Starbucks Marketing Offer Analysis and Personalisation

Lusiana Djie
11 min readSep 18, 2021

Project Overview

Who hasn’t heard of Starbucks? The modest American coffee roaster and retailer, known for its “green twin-tailed mermaid” logo has transformed into an international coffee powerhouse. Like many other big stores, Starbucks spends an exorbitant amount of money on marketing campaigns. Every now and then, customers will receive offers, such as BOGO (buy one, get one), informational and discount promotions.

Marketers have to constantly weigh the benefits of their promotions against the costs, and understand the driving factors that are impacting their marketing optimization efforts. Poorly targeted campaigns can undoubtedly drain marketing budget — but more than that, it can also cost time, human resources and even cause the company to lose customers!

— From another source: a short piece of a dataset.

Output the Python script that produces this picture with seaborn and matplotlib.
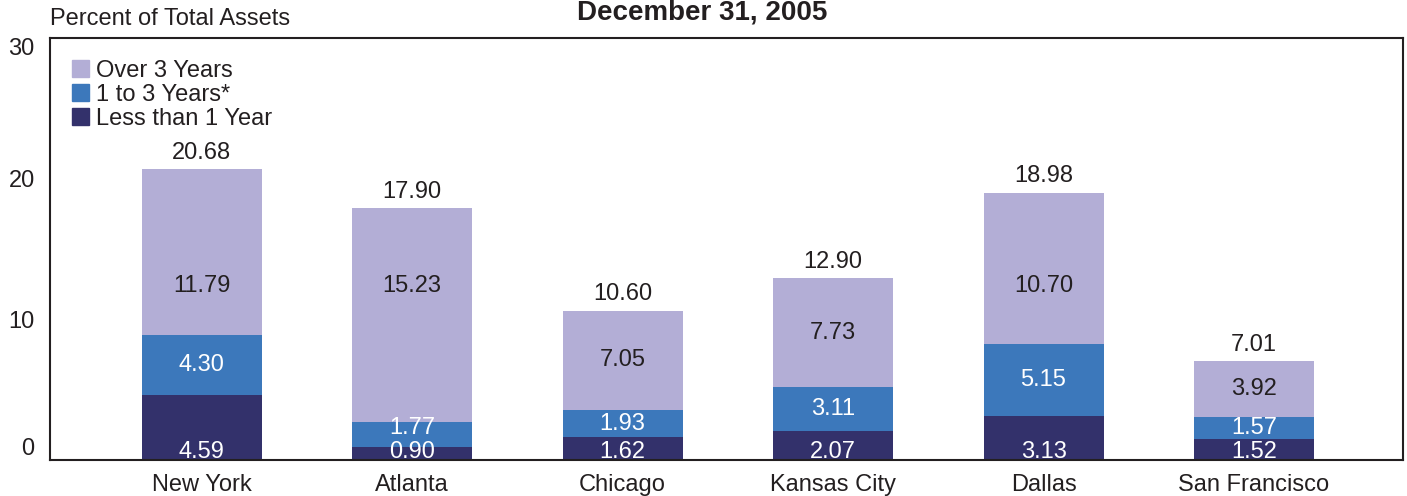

Here are some possible scenarios that happen when promotions are poorly targeted:

  • Sending offers to “disinterested” customers who would not purchase regardless of how many times they receive the offers
  • Sending offers to customers who are inactive (e.g. deleted the app, turned off push notifications)
  • Sending offers to Starbucks die-hard fans who would have bought the products anyway, regardless of the availability of promotion

Therefore, it is essential for marketers to be fully aware of the driving factors behind their campaign effectiveness. It is only then that they are able to harness these factors using data-based decisions to steer the company to generate fruitful marketing returns.

Problem Statement

This project aims to explore a simulated dataset that mimics the responses of Starbucks customers on the mobile app when offers are received. Without a clear promotional strategy, Starbucks is not able to optimize the return from its offers.

The goal is to understand the success rate of an offer depending on the customer demographics. Additionally, a few classification predictive models will be explored to see if a customer is likely to purchase, given a specific type of offer.

Here are some of the steps that will be taken to achieve the goal:

  • Initial exploration to give a better understanding of the data
  • Data clean-up to deal with anomalies or missing records
  • Exploratory data analysis on to understand the different factors affecting purchase behaviour
  • Further pre-processing before the data get ingested into the model. E.g. split into train and test dataset, data normalization with StandardScaler()
  • Exploration of two commonly-used classification models that can be used to predict if a customer is likely to purchase
  • Using GridSearchCV() to find the best parameters for the model
  • Selection of the model based on the comparison of F1-scores

Metrics

Below are a number of metrics that can be used to evaluate a classification model:

Accuracy shows the number of data points that are correctly predicted out of the entire data points.

Precision is showing how many data points are correctly predicted out of those that are predicted as positive. It is a good measure of model precision when the cost of having a false positive is high. E.g. Spam detection problem.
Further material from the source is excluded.